What a mute and vibrant rebirth transforms this city […] once it is no longer covered, as with a skin, as with a crust, by the swarming larvae-like into the great machine of wage-labor – when with night it comes back to life, back to the surface, washing off its filth, straightening its back, scrubbing itself down, singing its silent song, lighting up its darkness. (312)

His underworld tells of a different humanity, a different Paris – one that did not buy the illusory promises of modernism. His world was changing and it seems Clébert and his ilk did not think for the better. The Paris of the night returns the city to what it should be. Business and politics and philosophy are not Paris (in fact Clébert seems to think these are the grime of modernity), but rather, Paris is that nocturnal city whose residents are able to interact as people, full-formed and individual, without resorting to the media of business and culture as filthy social lubricant. Perhaps, then, Clébert’s account is not just an exposé of the Parisian clochard, nor an atavists call to some golden age, but a declaration of hope that society can still learn to interact person to person as individuals, and to throw off the dangerous constructs of government and business for all their empty promises of comfort and security (for these promises did not prevent a world war) – lest Paris, and the world, lose its freedom and humanity forever.

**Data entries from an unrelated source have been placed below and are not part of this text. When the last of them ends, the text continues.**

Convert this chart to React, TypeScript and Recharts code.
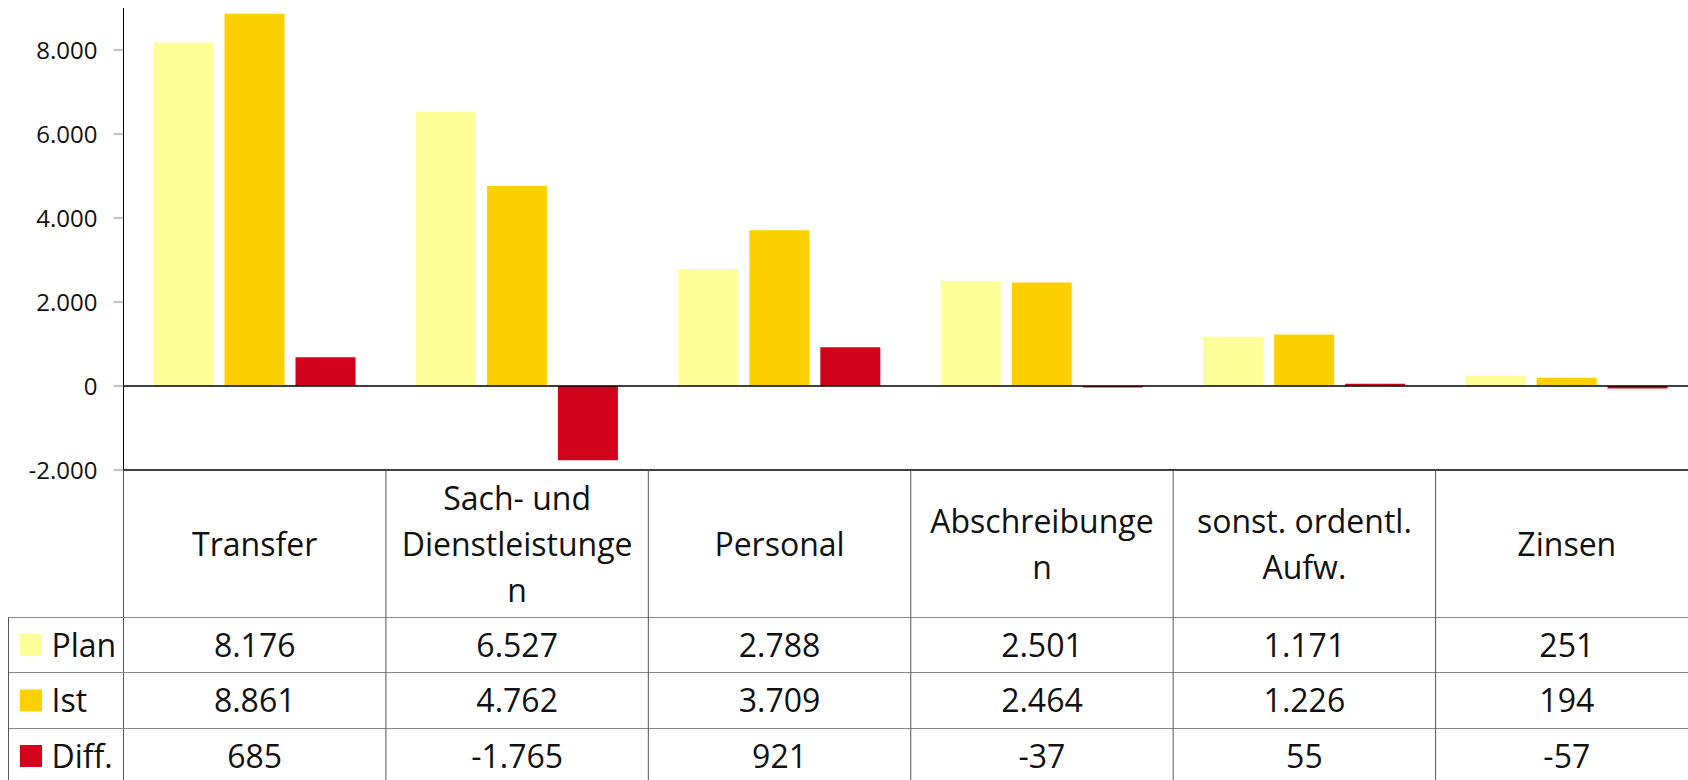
import { BarChart, Bar, XAxis, YAxis, ReferenceLine } from 'recharts';

const categories = ['Transfer', 'Sach- und Dienstleistungen', 'Personal', 'Abschreibungen', 'sonst. ordentl. Aufw.', 'Zinsen'];
const headerLines = [
  ['Transfer'],
  ['Sach- und', 'Dienstleistunge', 'n'],
  ['Personal'],
  ['Abschreibunge', 'n'],
  ['sonst. ordentl.', 'Aufw.'],
  ['Zinsen'],
];
const plan = [8176, 6527, 2788, 2501, 1171, 251];
const ist = [8861, 4762, 3709, 2464, 1226, 194];
const diff = [685, -1765, 921, -37, 55, -57];
const yTicks = [-2000, 0, 2000, 4000, 6000, 8000];

const series = [
  { key: 'plan', name: 'Plan', color: '#FFFF99', values: plan },
  { key: 'ist', name: 'Ist', color: '#FDD100', values: ist },
  { key: 'diff', name: 'Diff.', color: '#D2021A', values: diff },
];

const data = categories.map((name, i) => ({
  name,
  plan: plan[i],
  ist: ist[i],
  diff: diff[i],
}));

// layout (svg coords, chart sits at 8,8 on the page; the right end runs past the window)
const W = 1690;
const H = 772;
const Y_AXIS_W = 115.5;
const X_AXIS_H = 310;
const AXIS_Y = H - X_AXIS_H;
const BAND = (W - Y_AXIS_W) / categories.length;
const HEADER_BASE = 548;
const LINE_H = 46;
const ROW_LINES = [609.5, 664.5, 720.5];
const ROW_MID = [637, 692.5, 748];
const FONT = '"Open Sans", "Noto Sans", sans-serif';
const TABLE_FS = 32;

const fmt = (v: number) =>
  (v < 0 ? '-' : '') + Math.abs(v).toString().replace(/\B(?=(\d{3})+(?!\d))/g, '.');

function TableTick(props: any) {
  const { x, payload } = props;
  const i = payload.index;
  const left = x - BAND / 2;
  const lines = headerLines[i];
  const firstBase = HEADER_BASE - ((lines.length - 1) * LINE_H) / 2;

  return (
    <g>
      <line x1={left} x2={left} y1={AXIS_Y} y2={H} stroke="#555" strokeWidth={1} />
      {lines.map((l, k) => (
        <text key={k} x={x} y={firstBase + k * LINE_H} textAnchor="middle" fontSize={TABLE_FS} fill="#111" fontFamily={FONT}>
          {l}
        </text>
      ))}
      {series.map((s, r) => (
        <text key={s.key} x={x} y={ROW_MID[r] + 11.5} textAnchor="middle" fontSize={TABLE_FS} fill="#111" fontFamily={FONT}>
          {fmt(s.values[i])}
        </text>
      ))}
      {i === 0 && (
        <g>
          {ROW_LINES.map((y) => (
            <line key={y} x1={0} x2={W} y1={y} y2={y} stroke="#888" strokeWidth={1} />
          ))}
          <line x1={0.5} x2={0.5} y1={ROW_LINES[0]} y2={H} stroke="#555" strokeWidth={1} />
          {series.map((s, r) => (
            <g key={s.key}>
              <rect x={12} y={ROW_MID[r] - 11} width={22} height={22} fill={s.color} />
              <text x={43.5} y={ROW_MID[r] + 11.5} fontSize={TABLE_FS} fill="#111" fontFamily={FONT}>
                {s.name}
              </text>
            </g>
          ))}
        </g>
      )}
    </g>
  );
}

export default function App() {
  return (
    <div style={{ position: 'absolute', left: 8, top: 8, width: W, height: H }}>
      <style>{'html,body{overflow:hidden;margin:0}'}</style>
      <BarChart
        width={W}
        height={H}
        data={data}
        margin={{ top: 0, right: 0, bottom: 0, left: 0 }}
        barSize={60}
        barGap={11}
        style={{ fontFamily: FONT }}
      >
        <YAxis
          width={Y_AXIS_W}
          domain={[-2000, 9000]}
          ticks={yTicks}
          tickFormatter={fmt}
          tick={{ fill: '#111', fontSize: 24, fontFamily: FONT }}
          tickSize={10}
          tickMargin={16}
          tickLine={{ stroke: '#888' }}
          axisLine={{ stroke: '#000', strokeWidth: 1 }}
          allowDataOverflow
        />
        <XAxis
          dataKey="name"
          height={X_AXIS_H}
          interval={0}
          tickLine={false}
          axisLine={{ stroke: '#000', strokeWidth: 1.5 }}
          tick={(p: any) => <TableTick {...p} />}
        />
        <ReferenceLine y={0} stroke="#000" strokeWidth={1.5} />
        {series.map((s) => (
          <Bar key={s.key} dataKey={s.key} name={s.name} fill={s.color} isAnimationActive={false} />
        ))}
      </BarChart>
    </div>
  );
}
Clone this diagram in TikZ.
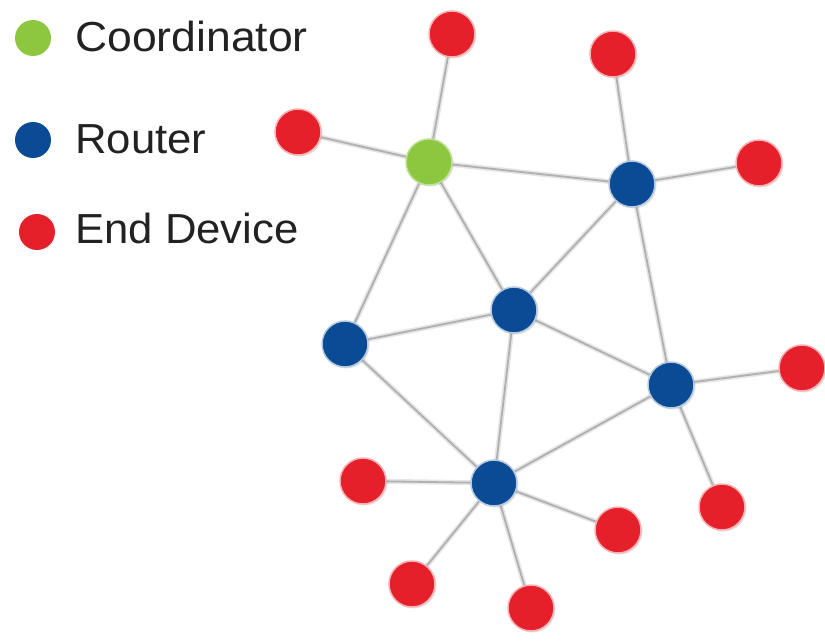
\documentclass[tikz,border=0pt]{standalone}
\usepackage{fontspec}
\setmainfont{Liberation Sans}
\usetikzlibrary{shadows,backgrounds}
\definecolor{cgreen}{HTML}{8DC63F}
\definecolor{cblue}{HTML}{0B4A94}
\definecolor{cred}{HTML}{E5202A}
\definecolor{ctext}{HTML}{222222}
\tikzset{
  dev/.style={circle, inner sep=0pt, minimum size=46pt,
    drop shadow={shadow xshift=1.5pt, shadow yshift=-1.5pt, opacity=0.22}},
  coord/.style={dev, fill=cgreen, draw=cgreen!55, line width=1.5pt},
  router/.style={dev, fill=cblue, draw=cblue!30, line width=1.5pt},
  enddev/.style={dev, fill=cred, draw=cred!35, line width=1.5pt},
  legdot/.style={circle, inner sep=0pt, minimum size=36pt},
  legtext/.style={anchor=base west, inner sep=0pt, text=ctext, font=\fontsize{42}{50}\selectfont},
  link/.style={draw=gray!62, line width=1.8pt, preaction={draw=gray!20, line width=5pt}}
}
\begin{document}
\begin{tikzpicture}[x=1pt,y=-1pt]
\useasboundingbox (0,0) rectangle (825,642);
% legend
\node[legdot, fill=cgreen] (lc) at (33,38) {};
\node[legdot, fill=cblue]  (lr) at (33,140) {};
\node[legdot, fill=cred]   (le) at (37,232) {};
\node[legtext] (tc) at (75,52)  {\scalebox{1.06}[1]{Coordinator}};
\node[legtext] (tr) at (75,153) {\scalebox{1.04}[1]{Router}};
\node[legtext] (te) at (75,243) {\scalebox{1.04}[1]{End Device}};
% network
\node[coord]  (C)  at (429,162) {};
\node[router] (R1) at (632,184) {};
\node[router] (R2) at (514,310) {};
\node[router] (R3) at (345,344) {};
\node[router] (R4) at (671,385) {};
\node[router] (R5) at (494,483) {};
\node[enddev] (E1)  at (452,34) {};
\node[enddev] (E2)  at (613,54) {};
\node[enddev] (E3)  at (298,132) {};
\node[enddev] (E4)  at (759,163) {};
\node[enddev] (E5)  at (802,368) {};
\node[enddev] (E6)  at (722,507) {};
\node[enddev] (E7)  at (363,481) {};
\node[enddev] (E8)  at (618,530) {};
\node[enddev] (E9)  at (412,584) {};
\node[enddev] (E10) at (531,608) {};
\begin{pgfonlayer}{background}
\foreach \a/\b in {C/E1, C/E3, C/R1, C/R2, C/R3, R1/E2, R1/E4, R1/R2, R1/R4,
  R2/R3, R2/R4, R2/R5, R3/R5, R4/E5, R4/E6, R4/R5, R5/E7, R5/E8, R5/E9, R5/E10}
  \draw[link] (\a.center) -- (\b.center);
\end{pgfonlayer}
\end{tikzpicture}
\end{document}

Nevertheless, Clébert is decidedly not preachy in the least and his pen is a tool that transports us to the overlooked streets of Paris – its back alleyways and long-forgotten haunts. There is nothing stuffy in his voice, nor is there any sense of rudimentary bumbling of a writer out of his depth. These are his people and he is distinctly capable of rendering an honest account. In addition, there are a plethora of enchanting photographs that pepper the text and give the reader a visual glimpse of this neglected Paris that Clébert is describing. I typically shun accounts such as these, for they are usually either told from an outsider’s perspective, or as one who is a preachy advocate. But I did not receive either of these impressions from Paris Vagabond; rather, I feel the text suggests that Clébert does not see himself wholly in either world and, from such a viewpoint on this threshold, is able to appreciate all that vagabond life has to offer while simultaneously (and almost wordlessly) discerning the hidden and suffocating dangers of the modern world in which we now live.